In America, it’s projected that the country will become “majority minority” around 2045, when whites will make up roughly 49.9 percent of the population. The new majority will be about 25 percent Hispanic, 13 percent Black, 8 percent Asian descent and some 4 percent multiracial.
This has intensified polarization, as the Trump G.O.P. has played on the fears of that tipping point and sought to constrict legal and illegal immigration and, more recently, voting rights to preserve the powers of the shrinking white majority. The left has gone to the other extreme, increasingly defining people by their race, religion, sexual orientation or power/powerlessness status, not by what we all have in common as Americans.
Israel’s most important demographic tipping point, though, is not the one you think — i.e., not just with the Arabs — it’s with its exploding ultra-Orthodox Jewish population, argues Dan Ben-David, a Tel Aviv University economist, who heads the Shoresh Institution for Socioeconomic Research.
“Despite currently being the home to some of the world’s best universities and a phenomenal high-tech sector,” explained Ben-David, Israel is a nation where about half of its children — primarily ultra-Orthodox (known in Hebrew as the Haredi Jews), Israeli Arab and non-Orthodox Jews living in the country’s peripheries — “are receiving a third-world education, and they belong to the fastest growing parts of the population.”
Haredi families, he said, now average seven children, and in 50 percent of their households the men do not work, but instead engage in religious study thanks to government subsidies; do not serve in the army; and generally deprive their children of the core curriculum in math, science, computing and reading — “which is mandated by law in every developed country, other than Israel — that could give them economic independence as adults and likely loosen the grip of the religious establishment on them.”

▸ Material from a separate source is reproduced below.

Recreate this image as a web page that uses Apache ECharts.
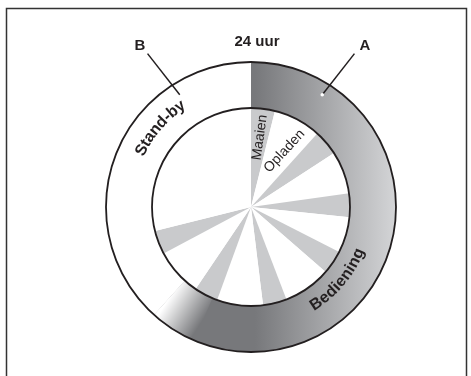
<!DOCTYPE html>
<html>
<head>
<meta charset="utf-8">
<script src="https://cdn.jsdelivr.net/npm/echarts@6/dist/echarts.min.js"></script>
<style>
  html, body { margin: 0; padding: 0; background: #fff; }
  #chart { width: 471px; height: 376px; }
</style>
</head>
<body>
<div id="chart"></div>
<script>
// buitenring: 24 uur in minuten, vanaf 0:00 met de klok mee
const dayParts = ['Bediening', 'Stand-by'];
const dayMinutes = [888, 552];

// binnenste cirkel: maaien / opladen afwisselend (minuten)
const cycleNames = ['Maaien', 'Opladen', 'Maaien', 'Opladen', 'Maaien', 'Opladen', 'Maaien',
  'Opladen', 'Maaien', 'Opladen', 'Maaien', 'Opladen', 'Maaien', 'Stand-by'];
const cycleMinutes = [56, 112, 60, 100, 56, 84, 56, 112, 56, 108, 56, 112, 56, 416];

const title = '24 uur';
const markA = 'A';
const markB = 'B';

// layout
const cx = 251, cy = 207;
const rIn = 99, rOut = 145;
const fadeMin = 76;          // overgang van grijs naar wit aan het eind van A
const ink = '#231f20';
const boldFont = 'bold 15px "Liberation Sans"';
const arcFont = 'bold 16px "Liberation Sans"';

const chart = echarts.init(document.getElementById('chart'));

function pt(deg, r) {
  const a = deg * Math.PI / 180;
  return [cx + r * Math.sin(a), cy - r * Math.cos(a)];
}

// tekst langs een boog, letter voor letter
const measure = document.createElement('canvas').getContext('2d');
function arcText(str, midDeg, r, font, bottom) {
  measure.font = font;
  const w = str.split('').map(c => measure.measureText(c).width);
  const total = w.reduce((s, v) => s + v, 0);
  const span = total / r;
  const mid = midDeg * Math.PI / 180;
  let acc = 0;
  return str.split('').map((c, i) => {
    const off = (acc + w[i] / 2) / r;
    acc += w[i];
    const a = bottom ? mid + span / 2 - off : mid - span / 2 + off;
    return {
      type: 'text',
      z: 10,
      x: cx + r * Math.sin(a),
      y: cy - r * Math.cos(a),
      rotation: bottom ? Math.PI - a : -a,
      style: { text: c, font: font, fill: ink, align: 'center', verticalAlign: 'middle' },
      silent: true
    };
  });
}

const aEnd = dayMinutes[0] / 1440 * 360;
const fadeStart = (dayMinutes[0] - fadeMin) / 1440 * 360;
const f1 = pt(aEnd, 122), f2 = pt(fadeStart, 122);

const ringColor = new echarts.graphic.LinearGradient(cx + 4, 0, cx + rOut, 0, [
  { offset: 0, color: '#77787b' },
  { offset: 1, color: '#d4d5d7' }
], true);
const fadeColor = new echarts.graphic.LinearGradient(f1[0], f1[1], f2[0], f2[1], [
  { offset: 0, color: 'rgba(255,255,255,1)' },
  { offset: 1, color: 'rgba(255,255,255,0)' }
], true);

const innerLabels = {
  0: { rotate: 82, padding: [0, 0, 0, 35] },
  1: { rotate: 47, padding: [0, 0, 0, 26] }
};

const lineA0 = pt(34, 185), lineA1 = pt(32.4, 133);
const lineB0 = pt(-34, 185), lineB1 = pt(-32.4, 133);

const option = {
  animation: false,
  backgroundColor: '#fff',
  series: [
    {
      type: 'pie',
      center: [cx, cy],
      radius: [rIn, rOut],
      startAngle: 90,
      silent: true,
      label: { show: false },
      labelLine: { show: false },
      data: dayParts.map((n, i) => ({
        name: n, value: dayMinutes[i],
        itemStyle: { color: i === 0 ? ringColor : '#fff' }
      }))
    },
    {
      type: 'pie',
      center: [cx, cy],
      radius: [rIn, rOut],
      startAngle: 90,
      silent: true,
      label: { show: false },
      labelLine: { show: false },
      data: [
        { value: dayMinutes[0] - fadeMin, itemStyle: { color: 'rgba(0,0,0,0)' } },
        { value: fadeMin, itemStyle: { color: fadeColor } },
        { value: dayMinutes[1], itemStyle: { color: 'rgba(0,0,0,0)' } }
      ]
    },
    {
      type: 'pie',
      center: [cx, cy],
      radius: [0, rIn],
      startAngle: 90,
      silent: true,
      avoidLabelOverlap: false,
      labelLine: { show: false },
      data: cycleNames.map((n, i) => ({
        name: n, value: cycleMinutes[i],
        itemStyle: { color: i % 2 === 0 && i < cycleNames.length - 1 ? '#c9cacc' : '#fff' },
        label: innerLabels[i] ? Object.assign({
          show: true, position: 'inside', formatter: '{b}',
          color: ink, fontSize: 14, fontFamily: 'Liberation Sans', fontWeight: 'normal'
        }, innerLabels[i]) : { show: false }
      }))
    },
    {
      // omtrek van de ring
      type: 'pie',
      center: [cx, cy],
      radius: [rIn, rOut],
      silent: true,
      label: { show: false },
      labelLine: { show: false },
      data: [{ value: 1, itemStyle: { color: 'rgba(0,0,0,0)', borderColor: ink, borderWidth: 1.8 } }]
    }
  ],
  graphic: [
    { type: 'rect', z: 10, shape: { x: 6.5, y: 8.5, width: 460, height: 400 },
      style: { fill: 'none', stroke: '#333', lineWidth: 1.5 }, silent: true },
    { type: 'text', z: 10, x: 257, y: 42, style: { text: title, font: boldFont, fill: ink, align: 'center', verticalAlign: 'middle' } },
    { type: 'text', z: 10, x: 140, y: 46, style: { text: markB, font: boldFont, fill: ink, align: 'center', verticalAlign: 'middle' } },
    { type: 'text', z: 10, x: 365, y: 46, style: { text: markA, font: boldFont, fill: ink, align: 'center', verticalAlign: 'middle' } },
    { type: 'line', z: 10, shape: { x1: lineB0[0], y1: lineB0[1], x2: lineB1[0], y2: lineB1[1] }, style: { stroke: ink, lineWidth: 1.5 } },
    { type: 'line', z: 10, shape: { x1: lineA0[0], y1: lineA0[1], x2: lineA1[0], y2: lineA1[1] }, style: { stroke: ink, lineWidth: 1.5 } },
    { type: 'circle', z: 11, shape: { cx: lineA1[0], cy: lineA1[1], r: 1.8 }, style: { fill: '#fff' } }
  ].concat(arcText('Stand-by', -49, 123, arcFont, false))
   .concat(arcText('Bediening', 130, 117, arcFont, true))
};

chart.setOption(option);
</script>
</body>
</html>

Already today, noted Ben-David, half of Israel’s adult population is so poor that they do not pay any income tax at all. In 2017, just 20 percent of the adult population supplied 92 percent of all income tax revenue, he said.
If that trend continues, he said, Israel will not be able to maintain a first-world economy “that we need to defend ourselves in the planet’s most violent region.”
So, Ben-David said, compelling the ultra-Orthodox community to play by the same rules governing the rest of Israeli society — something very much in the interest of Israeli society as a whole and Haredi Jews, but not in the interest of their rabbis, who want the community cloistered and dependent on them so they can remain in power forever — has become an “existential issue, but one that is preventable, if we get our act together in time.”
For that to happen, though, Ben-David concluded, a majority of all the non-ultra-Orthodox parties that won seats in the last election — right parties, left parties, centrist parties, religious Zionist and Arab parties — would have to agree to create a government together that would “remove Netanyahu, as well as the ultra-Orthodox parties whom he has relied upon and bought off for so many years with massive subsidies to their schools and other religious concessions.”
They would all also have to agree on a set of basic constitutional reforms that would change the political system so that future governments won’t have to keep mortgaging Israel’s future to the ultra-Orthodox for short-term political gains.
“We are barreling down the highway to hell,” added Ben-David, “and we may currently be crossing what may be our final exit ramp.”
In short, to thrive in the 21st century both America and Israel need to define anew what it means to be a pluralistic democracy — with big, idealistic aspirations — at a time when their populations have become so much more diverse.
Right now, too many Americans and Israelis are walking around asking, quietly or loudly, “Hey, whose country is this anyway?” instead of, “Hey, see what we can do when we’re together?” Both will remain stuck unless their focus is on the latter question.